Sí, esto va para ti. Quizás ni siquiera te tomes la molestia de leerlo. Con lo poco que te he importado siempre, no me extrañaría. Hace mucho que me demostraste que en lo único en lo que piensas es en ti.

Me pillé por ti. Como una tonta. De eso que te revolotean mariposas en el estómago y todas esas cosas que ahora me parecen tan estúpidas. Te quise en poco tiempo y estaba completamente segura de que todo lo que quería era hacerte feliz. Me esforcé al máximo, me aprendí todos tus pequeños detalles, tus costumbres, renuncié a lo mío por el simple hecho de poder pasar más tiempo contigo.

Pero tú nunca me quisiste, y no, no te atrevas a ni siquiera pensar que eso no lo sé. He visto la forma en la que él  me mira y ahora entiendo todo mucho mejor. Tú jamás me miraste así. A veces tengo la sensación de que sólo te aprovechaste de mi, me exprimiste al máximo y luego me tiraste a la basura, como un cartón usado.

Fuiste un cabrón. Cambiaste mis mensajes de buenos días, mis te quieros antes de ir a dormir por un par de besos mal dados un fin de semana en cualquier esquina barata. ¿Te compensó? ¿Se preocupa ella por ti en la forma en la que lo hacía yo?

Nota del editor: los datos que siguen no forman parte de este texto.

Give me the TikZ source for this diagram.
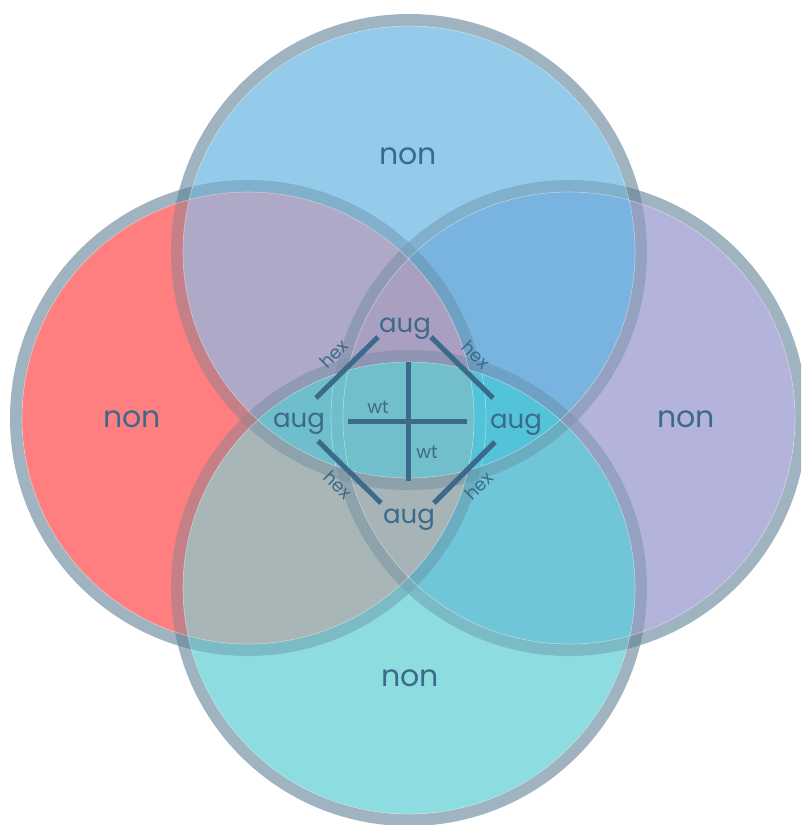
\documentclass[tikz,border=0pt]{standalone}
\usepackage{fontspec}
\setmainfont{Poppins}
\begin{document}
\begin{tikzpicture}[x=1pt,y=-1pt]
\definecolor{fT}{HTML}{94CBEB}
\definecolor{fL}{HTML}{FF7F80}
\definecolor{fR}{HTML}{B3B3DB}
\definecolor{fB}{HTML}{8CDCE0}
\definecolor{fTL}{HTML}{AEA9C6}
\definecolor{fTR}{HTML}{79B3E0}
\definecolor{fTB}{HTML}{70BFCB}
\definecolor{fLR}{HTML}{A8A6BE}
\definecolor{fLB}{HTML}{A9B6B7}
\definecolor{fRB}{HTML}{71C5D8}
\definecolor{fTLR}{HTML}{A99FC1}
\definecolor{fTLB}{HTML}{6EBECB}
\definecolor{fTRB}{HTML}{52C3D8}
\definecolor{fLRB}{HTML}{A6B3B7}
\definecolor{fAll}{HTML}{70BFCB}
\definecolor{ringc}{HTML}{5F8296}
\definecolor{ink}{HTML}{3C6A8A}
\tikzset{
  ring/.style={draw=ringc, draw opacity=0.6, line width=12pt},
  seam/.style={draw=white, draw opacity=0.45, line width=0.6pt},
  bar/.style={draw=ink, line width=5pt},
  big/.style={text=ink, inner sep=0pt, anchor=base, font=\fontsize{30}{32}\selectfont},
  mid/.style={text=ink, inner sep=0pt, anchor=base, font=\fontsize{26}{28}\selectfont},
  small/.style={text=ink, inner sep=0pt, font=\fontsize{18}{20}\selectfont},
  tiny/.style={text=ink, inner sep=0pt, anchor=base, font=\fontsize{18}{20}\selectfont},
}
\useasboundingbox (0,0) rectangle (801,825);
\fill[white] (0,0) rectangle (801,825);
\clip (0,0) rectangle (801,825);
\coordinate (cT) at (409,252);
\coordinate (cL) at (248,418);
\coordinate (cR) at (569,418);
\coordinate (cB) at (409,588);
\def\rr{226pt}
\def\CT{(cT) circle[radius=\rr]}
\def\CL{(cL) circle[radius=\rr]}
\def\CR{(cR) circle[radius=\rr]}
\def\CB{(cB) circle[radius=\rr]}
% all regions, one colour each (inside the rings)
\def\regions{%
\fill[fT] \CT; \fill[fL] \CL; \fill[fR] \CR; \fill[fB] \CB;
\begin{scope}\clip \CT; \fill[fTL] \CL; \end{scope}
\begin{scope}\clip \CT; \fill[fTR] \CR; \end{scope}
\begin{scope}\clip \CT; \fill[fTB] \CB; \end{scope}
\begin{scope}\clip \CL; \fill[fLR] \CR; \end{scope}
\begin{scope}\clip \CL; \fill[fLB] \CB; \end{scope}
\begin{scope}\clip \CR; \fill[fRB] \CB; \end{scope}
\begin{scope}\clip \CT; \clip \CL; \fill[fTLR] \CR; \end{scope}
\begin{scope}\clip \CT; \clip \CL; \fill[fTLB] \CB; \end{scope}
\begin{scope}\clip \CT; \clip \CR; \fill[fTRB] \CB; \end{scope}
\begin{scope}\clip \CL; \clip \CR; \fill[fLRB] \CB; \end{scope}
\begin{scope}\clip \CT; \clip \CL; \clip \CR; \fill[fAll] \CB; \end{scope}}
\regions
% left and right rings
\draw[ring] (cL) circle[radius=232pt];
\draw[ring] (cR) circle[radius=232pt];
% central band drawn over them
\begin{scope}\clip \CT; \fill[fTB] \CB; \end{scope}
\begin{scope}\clip \CT; \clip \CL; \fill[fTLB] \CB; \end{scope}
\begin{scope}\clip \CT; \clip \CR; \fill[fTRB] \CB; \end{scope}
\begin{scope}\clip \CT; \clip \CL; \clip \CR; \fill[fAll] \CB; \end{scope}
% top and bottom rings
\draw[ring] (cT) circle[radius=232pt];
\draw[ring] (cB) circle[radius=232pt];
% fills shown again, partly seen, over the rings inside other circles
\begin{scope}[transparency group, opacity=0.4]
\regions
\end{scope}
% seams
\begin{scope}\clip \CT; \clip \CB;
  \draw[seam] (cL) circle[radius=238pt];
  \draw[seam] (cR) circle[radius=238pt];
\end{scope}
\foreach \c in {cT,cL,cR,cB} \draw[seam] (\c) circle[radius=226pt];
% labels
\node[big] (nT) at (408,164) {non};
\node[big] (nL) at (132,427) {non};
\node[big] (nR) at (686,427) {non};
\node[big] (nB) at (410,686) {non};
\node[mid] (aT) at (405,332) {aug};
\node[mid] (aL) at (299,427) {aug};
\node[mid] (aR) at (516,428) {aug};
\node[mid] (aB) at (409,523) {aug};
% hex bars
\coordinate (p1) at (316,398); \coordinate (p2) at (378,337);
\coordinate (p3) at (431,337); \coordinate (p4) at (493,398);
\coordinate (p5) at (318,441); \coordinate (p6) at (381,503);
\coordinate (p7) at (495,442); \coordinate (p8) at (434,503);
\draw[bar] (p1) -- (p2);
\draw[bar] (p3) -- (p4);
\draw[bar] (p5) -- (p6);
\draw[bar] (p7) -- (p8);
\node[small, rotate=45] (x1) at (334,354) {hex};
\node[small, rotate=-45] (x2) at (476,355) {hex};
\node[small, rotate=-45] (x3) at (338,485) {hex};
\node[small, rotate=45] (x4) at (479,486) {hex};
% wt cross
\coordinate (v1) at (408,362); \coordinate (v2) at (408,481);
\coordinate (h1) at (348,421); \coordinate (h2) at (467,421);
\draw[bar] (v1) -- (v2);
\draw[bar] (h1) -- (h2);
\node[tiny] (w1) at (378,413) {wt};
\node[tiny] (w2) at (427,458) {wt};
\end{tikzpicture}
\end{document}
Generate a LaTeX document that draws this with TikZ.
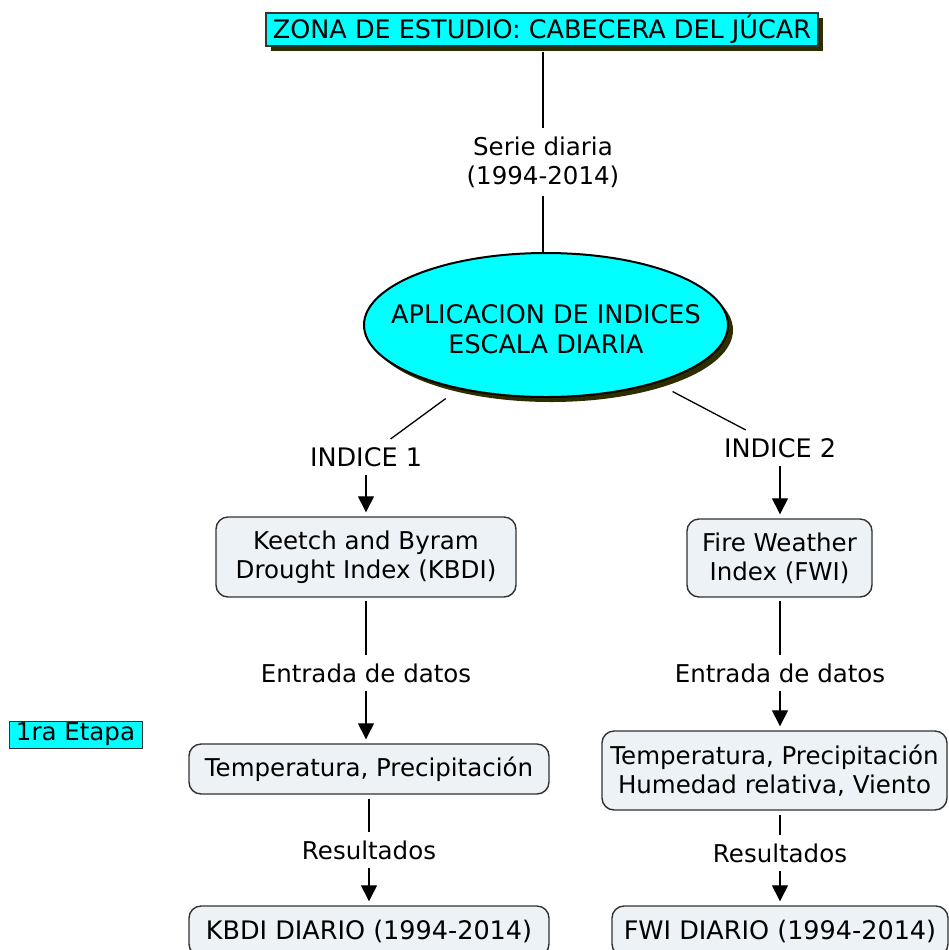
\documentclass[tikz,border=0pt]{standalone}
\usepackage{fontspec}
\setmainfont{DejaVu Sans}
\usetikzlibrary{shapes.geometric,shadows,arrows.meta}
\definecolor{cyanfill}{RGB}{0,255,255}
\definecolor{shadowc}{RGB}{45,45,0}
\definecolor{boxfill}{RGB}{236,242,245}
\definecolor{boxline}{RGB}{50,50,50}
\begin{document}
\begin{tikzpicture}[x=0.5pt,y=-0.5pt,
  txt/.style={font=\fontsize{12.25}{14.5}\selectfont, align=center},
  capt/.style={font=\fontsize{12.75}{15}\selectfont, align=center},
  lbl/.style={inner xsep=2pt, inner ysep=4pt},
  rbox/.style={draw=boxline, line width=0.7pt, fill=boxfill, rounded corners=6pt, inner sep=0pt},
  conn/.style={line width=0.65pt, draw=black},
  arr/.style={conn, -{Triangle[width=8pt,length=8pt]}},
  shad/.style={drop shadow={shadow xshift=2.5pt, shadow yshift=-2.5pt, fill=shadowc, opacity=1}},
]
\useasboundingbox (0,0) rectangle (949,950);
\clip (0,0) rectangle (949,950);

% nodes
\node[capt, draw=black!80, line width=0.6pt, fill=cyanfill, shad, minimum width=276pt, minimum height=16.5pt, inner sep=0pt] (title) at (542,29.5) {ZONA DE ESTUDIO: CABECERA DEL JÚCAR};
\node[txt, lbl] (serie) at (543,162) {Serie diaria\\(1994-2014)};
\node[ellipse, draw=black, line width=1pt, fill=cyanfill, shad, minimum width=182pt, minimum height=72pt, inner sep=0pt] (apl) at (546,325) {};
\node[capt] (apltxt) at (546,329) {APLICACION DE INDICES\\ESCALA DIARIA};
\node[capt, lbl] (ind1) at (366,457) {INDICE 1};
\node[capt, lbl] (ind2) at (780,448) {INDICE 2};
\node[txt, rbox, minimum width=150pt, minimum height=40pt] (kbdi) at (366,557) {Keetch and Byram\\Drought Index (KBDI)};
\node[txt, rbox, minimum width=92.5pt, minimum height=39pt] (fwi) at (779.5,558) {Fire Weather\\Index (FWI)};
\node[txt, lbl] (ent1) at (366,673) {Entrada de datos};
\node[txt, lbl] (ent2) at (780,673) {Entrada de datos};
\node[txt, rbox, minimum width=180pt, minimum height=25pt] (temp1) at (369,769) {Temperatura, Precipitación};
\node[txt, rbox, minimum width=172.5pt, minimum height=39.5pt] (temp2) at (774.5,770.5) {Temperatura, Precipitación\\Humedad relativa, Viento};
\node[txt, lbl] (res1) at (369,850) {Resultados};
\node[txt, lbl] (res2) at (780,853) {Resultados};
\node[capt, rbox, minimum width=180pt, minimum height=25pt] (kbdid) at (369,931) {KBDI DIARIO (1994-2014)};
\node[capt, rbox, minimum width=168pt, minimum height=25pt] (fwid) at (780,931) {FWI DIARIO (1994-2014)};
\node[txt, draw=boxline, line width=0.5pt, fill=cyanfill, minimum width=66.5pt, minimum height=13.5pt, inner sep=0pt] (etapa) at (75.5,734.5) {1ra Etapa};

% connectors
\draw[conn, shorten <=2.5pt] (title.south -| serie) -- (serie);
\draw[conn] (serie) -- (serie |- apl.north);
\draw[conn, shorten <=8pt] (apl) -- (ind1);
\draw[conn, shorten <=9pt] (apl) -- (ind2);
\draw[arr, shorten >=2pt] (ind1) -- (ind1 |- kbdi.north);
\draw[arr, shorten >=2pt] (ind2) -- (ind2 |- fwi.north);
\draw[conn, shorten <=1.5pt] (kbdi.south -| ent1) -- (ent1);
\draw[conn, shorten <=1.5pt] (fwi.south -| ent2) -- (ent2);
\draw[arr, shorten >=2pt] (ent1) -- (ent1 |- temp1.north);
\draw[arr, shorten >=2pt] (ent2) -- (ent2 |- temp2.north);
\draw[conn, shorten <=2pt] (temp1.south -| res1) -- (res1);
\draw[conn, shorten <=2pt] (temp2.south -| res2) -- (res2);
\draw[arr, shorten >=2pt] (res1) -- (res1 |- kbdid.north);
\draw[arr, shorten >=2pt] (res2) -- (res2 |- fwid.north);
\end{tikzpicture}
\end{document}
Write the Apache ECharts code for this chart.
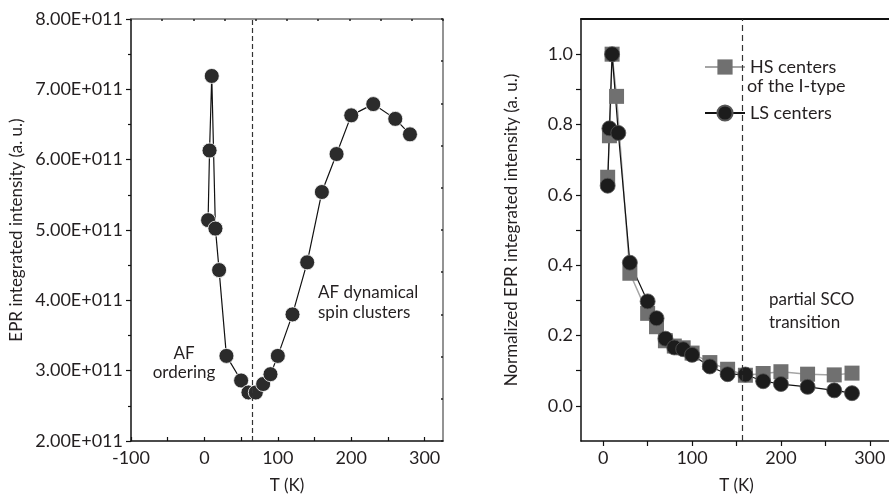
<!DOCTYPE html>
<html>
<head>
<meta charset="utf-8">
<script src="https://cdn.jsdelivr.net/npm/echarts@6/dist/echarts.min.js"></script>
<style>
html,body{margin:0;padding:0;background:#fff;}
#chart{width:889px;height:497px;}
</style>
</head>
<body>
<div id="chart"></div>
<script>
// ---- Left panel data ----
const tLeft = [5, 7, 10, 15, 20, 30, 50, 60, 70, 80, 90, 100, 120, 140, 160, 180, 200, 230, 260, 280];
const eprLeft = [5.14e11, 6.13e11, 7.19e11, 5.02e11, 4.43e11, 3.21e11, 2.86e11, 2.69e11, 2.69e11, 2.81e11, 2.95e11, 3.21e11, 3.80e11, 4.54e11, 5.54e11, 6.08e11, 6.63e11, 6.79e11, 6.58e11, 6.36e11];
const leftTransitionT = 65;

// ---- Right panel data ----
const tHS = [5, 7, 10, 15, 30, 50, 60, 70, 80, 90, 100, 120, 140, 160, 180, 200, 230, 260, 280];
const hsValues = [0.65, 0.768, 1.0, 0.88, 0.377, 0.263, 0.225, 0.185, 0.17, 0.165, 0.15, 0.123, 0.104, 0.087, 0.092, 0.097, 0.090, 0.088, 0.093];
const tLS = [5, 7, 10, 17, 30, 50, 60, 70, 80, 90, 100, 120, 140, 160, 180, 200, 230, 260, 280];
const lsValues = [0.626, 0.789, 1.0, 0.776, 0.407, 0.297, 0.249, 0.191, 0.166, 0.161, 0.145, 0.112, 0.090, 0.089, 0.070, 0.062, 0.054, 0.044, 0.036];
const rightTransitionT = 157;

// ---- Tick labels ----
const xLabelsLeft = [-100, 0, 100, 200, 300];
const xTicksLeft = [-100, -50, 0, 50, 100, 150, 200, 250, 300];
const xLabelsRight = [0, 100, 200, 300];
const xTicksRight = [0, 50, 100, 150, 200, 250, 300];
const yLabelsRight = [0.0, 0.2, 0.4, 0.6, 0.8, 1.0];
const yTicksRight = [0.0, 0.1, 0.2, 0.3, 0.4, 0.5, 0.6, 0.7, 0.8, 0.9, 1.0];

const FONT = 'Lato';
const TXT = '#231f20';

const zip = (a, b) => a.map((v, i) => [v, b[i]]);

const chart = echarts.init(document.getElementById('chart'), null, {renderer: 'canvas'});

const option = {
  backgroundColor: '#fff',
  animation: false,
  textStyle: {fontFamily: FONT, color: TXT},
  grid: [
    {left: 131, top: 19, width: 312, height: 422, outerBoundsMode: 'none', containLabel: false},
    {left: 581, top: 19, width: 311, height: 422, outerBoundsMode: 'none', containLabel: false}
  ],
  xAxis: [
    {
      gridIndex: 0, type: 'value', position: 'bottom', min: -100, max: 325,
      name: 'T (K)', nameLocation: 'middle', nameGap: 36,
      nameTextStyle: {fontFamily: FONT, fontSize: 17, color: TXT},
      axisLine: {onZero: false, lineStyle: {color: '#111', width: 1.5}},
      axisTick: {inside: true, length: 4, customValues: xTicksLeft, lineStyle: {color: '#111', width: 1.2}},
      axisLabel: {customValues: xLabelsLeft, fontFamily: FONT, fontSize: 18, color: TXT, margin: 8},
      splitLine: {show: false}
    },
    {
      gridIndex: 0, type: 'value', position: 'top', min: 0, max: 10, interval: 1,
      axisLine: {onZero: false, lineStyle: {color: '#6f6f6f', width: 1.5}},
      axisTick: {inside: true, length: 2, lineStyle: {color: '#222', width: 1.5}},
      axisLabel: {show: false},
      splitLine: {show: false}
    },
    {
      gridIndex: 1, type: 'value', position: 'bottom', min: -25, max: 325,
      name: 'T (K)', nameLocation: 'middle', nameGap: 36,
      nameTextStyle: {fontFamily: FONT, fontSize: 17, color: TXT},
      axisLine: {onZero: false, lineStyle: {color: '#111', width: 1.5}},
      axisTick: {inside: false, length: 5, customValues: xTicksRight, lineStyle: {color: '#111', width: 1.2}},
      axisLabel: {customValues: xLabelsRight, fontFamily: FONT, fontSize: 18, color: TXT, margin: 8},
      splitLine: {show: false}
    },
    {
      gridIndex: 1, type: 'value', position: 'top', min: 0, max: 10, interval: 1,
      axisLine: {onZero: false, lineStyle: {color: '#111', width: 2}},
      axisTick: {show: false},
      axisLabel: {show: false},
      splitLine: {show: false}
    }
  ],
  yAxis: [
    {
      gridIndex: 0, type: 'value', position: 'left', min: 2e11, max: 8e11, interval: 1e11,
      name: 'EPR integrated intensity (a. u.)', nameLocation: 'middle', nameGap: 106, nameRotate: 90,
      nameTextStyle: {fontFamily: FONT, fontSize: 17, color: TXT},
      axisLine: {onZero: false, lineStyle: {color: '#111', width: 1.5}},
      axisTick: {inside: false, length: 5, lineStyle: {color: '#111', width: 1.2}},
      minorTick: {show: true, splitNumber: 2, length: 3, lineStyle: {color: '#111', width: 1.2}},
      axisLabel: {
        fontFamily: FONT, fontSize: 18, color: TXT, margin: 8,
        formatter: v => (v / 1e11).toFixed(2) + 'E+011'
      },
      splitLine: {show: false}
    },
    {
      gridIndex: 0, type: 'value', position: 'right', min: 0, max: 10, interval: 1,
      axisLine: {onZero: false, lineStyle: {color: '#6f6f6f', width: 1.5}},
      axisTick: {inside: true, length: 2, lineStyle: {color: '#222', width: 1.5}},
      axisLabel: {show: false},
      splitLine: {show: false}
    },
    {
      gridIndex: 1, type: 'value', position: 'left', min: -0.1, max: 1.1,
      name: 'Normalized EPR integrated intensity (a. u.)', nameLocation: 'middle', nameGap: 61, nameRotate: 90,
      nameTextStyle: {fontFamily: FONT, fontSize: 17, color: TXT},
      axisLine: {onZero: false, lineStyle: {color: '#111', width: 1.5}},
      axisTick: {inside: false, length: 5, customValues: yTicksRight, lineStyle: {color: '#111', width: 1.2}},
      axisLabel: {
        customValues: yLabelsRight, fontFamily: FONT, fontSize: 18, color: TXT, margin: 8,
        formatter: v => Number(v).toFixed(1)
      },
      splitLine: {show: false}
    }
  ],
  legend: {
    left: 699, top: 53, orient: 'vertical', itemWidth: 40, itemHeight: 19, itemGap: 28,
    textStyle: {fontFamily: FONT, fontSize: 18, color: TXT},
    data: ['HS centers', 'LS centers']
  },
  series: [
    {
      name: 'EPR', type: 'line', xAxisIndex: 0, yAxisIndex: 0,
      data: zip(tLeft, eprLeft),
      symbol: 'circle', symbolSize: 15,
      itemStyle: {color: '#2b2b2b', borderColor: '#fff', borderWidth: 0.8},
      lineStyle: {color: '#111', width: 1.2},
      markLine: {
        silent: true, symbol: 'none', label: {show: false},
        lineStyle: {color: '#333', width: 1.2, type: [5, 3]},
        data: [{xAxis: leftTransitionT}]
      }
    },
    {
      name: 'HS centers', type: 'line', xAxisIndex: 2, yAxisIndex: 2,
      data: zip(tHS, hsValues),
      symbol: 'rect', symbolSize: 15,
      itemStyle: {color: '#707070'},
      lineStyle: {color: '#a5a5a5', width: 1.5},
      markLine: {
        silent: true, symbol: 'none', label: {show: false},
        lineStyle: {color: '#333', width: 1.2, type: [6, 4]},
        data: [{xAxis: rightTransitionT}]
      }
    },
    {
      name: 'LS centers', type: 'line', xAxisIndex: 2, yAxisIndex: 2,
      data: zip(tLS, lsValues),
      symbol: 'circle', symbolSize: 15,
      itemStyle: {color: '#1c1c1c', borderColor: '#555', borderWidth: 0.8},
      lineStyle: {color: '#111', width: 1.2}
    }
  ],
  graphic: [
    {type: 'text', x: 318, y: 283, style: {text: 'AF dynamical\nspin clusters', font: '17px ' + FONT, fill: TXT, lineHeight: 20}},
    {type: 'text', x: 184, y: 344, style: {text: 'AF\nordering', font: '17px ' + FONT, fill: TXT, lineHeight: 19, align: 'center', textAlign: 'center'}},
    {type: 'text', x: 769, y: 288, style: {text: 'partial SCO\ntransition', font: '17px ' + FONT, fill: TXT, lineHeight: 23}},
    {type: 'text', x: 747, y: 77, style: {text: 'of the I-type', font: '18px ' + FONT, fill: TXT}}
  ]
};
chart.setOption(option);
</script>
</body>
</html>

Y ni siquiera fuiste capaz de decírmelo a la cara. Me mentiste. Me trataste mal y me hiciste creer que era culpa mía, que yo no era suficiente para ti. Yo, que había sido sincera con mis sentimientos, que siempre te quise de frente y con el corazón a descubierto y tú que no fuiste capaz de decirme ni un triste «te quiero».

Albergué en secreto la esperanza de que llamaras, de que me mandaras un mensaje, algo que me dijera que todo lo que vivimos, todos los momentos que compartimos para ti significaron algo. Pero sólo había silencio. Silencio y lágrimas, tantas que te juro que pensé que me quedaba seca por dentro. Y no te miento, aún se me sigue encogiendo el corazón al imaginarme lo tonta que tuve que parecerte. Cuánta facilidad para tachar recuerdos.

Decirte adiós ha sido una de las cosas más difíciles que he tenido que hacer. Cuanto más me dolía, más te seguía. Me había vuelto adicta a las heridas que me ibas dejando. Y así acabé, llena de llagas y yerma, como un río seco que ya no lleva agua. Pero qué fácil fue marcharse en cuanto tuve la valentía de hacerlo. Volver a respirar, reír a carcajadas sin parar porque te sale del centro mismo del corazón. Y fui consciente de la de cosas que me estaba perdiendo contigo.

Tú quédate en Madrid, que ya me ocupo yo de hacerme feliz.